Marc Cucurella Joins Real Madrid as Mourinho's Rebuild Accelerates
Real Madrid have landed Marc Cucurella from Chelsea on a six-year deal, completing one of the summer’s most eye-catching defensive moves and handing Jose Mourinho another major piece for his second coming at the Bernabéu.
The fee stands at £47.5m with a further £4.3m in add-ons, taking the potential cost to £51.8m.
It draws a firm line under a turbulent Chelsea chapter for the 27-year-old, who arrived from Brighton four years ago for £63m and never quite escaped the sense that he was playing under permanent scrutiny.
At Stamford Bridge, Cucurella racked up 163 appearances and left with two trophies: the Conference League and the Club World Cup. Not a failure by any normal metric. But at Chelsea, where the squad has been in constant churn and the transfer policy regularly questioned, normal metrics rarely apply.

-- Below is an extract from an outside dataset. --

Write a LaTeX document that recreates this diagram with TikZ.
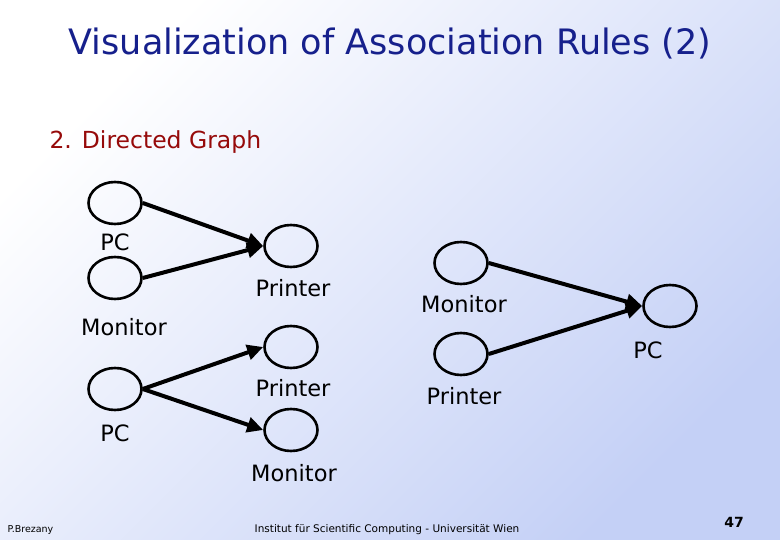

Interest in the Spain international was never short. A return to Barcelona hovered in the rumour mill, Atletico Madrid tracked him, and Manchester City were also linked. When Real Madrid came calling, though, the choice was clear. The former La Masia full-back wanted the Bernabéu.
For Mourinho, it is another decisive move in a summer that already carries his fingerprints. Deals for Ibrahima Konaté, Denzel Dumfries and Bernardo Silva are done, and Cucurella’s arrival continues a clear pattern: power, experience, and players ready to walk straight into a Champions League dressing room without blinking.
All this unfolds while Cucurella is on international duty. He is currently at the World Cup with Spain, who open their Group H campaign against Cape Verde on Monday. Madrid’s new signing will step into the tournament knowing his club future is settled, his next stage already mapped out.
His exit from Chelsea, though, has a little more edge. Earlier this year, Cucurella publicly criticised the club’s transfer strategy and questioned the decision to let Enzo Maresca leave. In a squad increasingly divided into “untouchables” and expendables, he never made it into the inner circle. Cole Palmer and captain Reece James did. Cucurella did not.
Chelsea’s parting statement was polite and polished. The club thanked him for his efforts and the role he played in recent successes, wishing him well for what comes next. Behind the courtesy lies a reality: this is another significant departure in a squad still being reshaped on the fly.
His move also has immediate implications for the left-back role at Stamford Bridge. Netherlands defender Jorrel Hato, signed from Ajax last summer for £37m, now stands in pole position to become first choice next season. The club may still dip into the market again, but Hato suddenly has a clear lane to the shirt.
One point has been made forcefully by both sides: Cucurella’s transfer is completely separate from any discussion over Enzo Fernandez. The Argentine midfielder admitted in an interview back in April that he would welcome life in Madrid, and the links have never really gone away. Chelsea, though, have drawn a hard line. With Fernandez having joined from Benfica in 2023 for £106.8m, they will not entertain offers below £120m.
Relations between Chelsea and Real remain strong, and this latest deal underlines that. But the dynamic has shifted. Madrid are arming Mourinho for an immediate assault on every competition. Chelsea, once the market’s great disruptors, are now trimming, recalibrating, and trusting that their next generation can grow fast enough to carry the badge.
Cucurella walks into a dressing room where expectations are brutal and the margin for error even smaller than in west London. That is exactly what he wanted.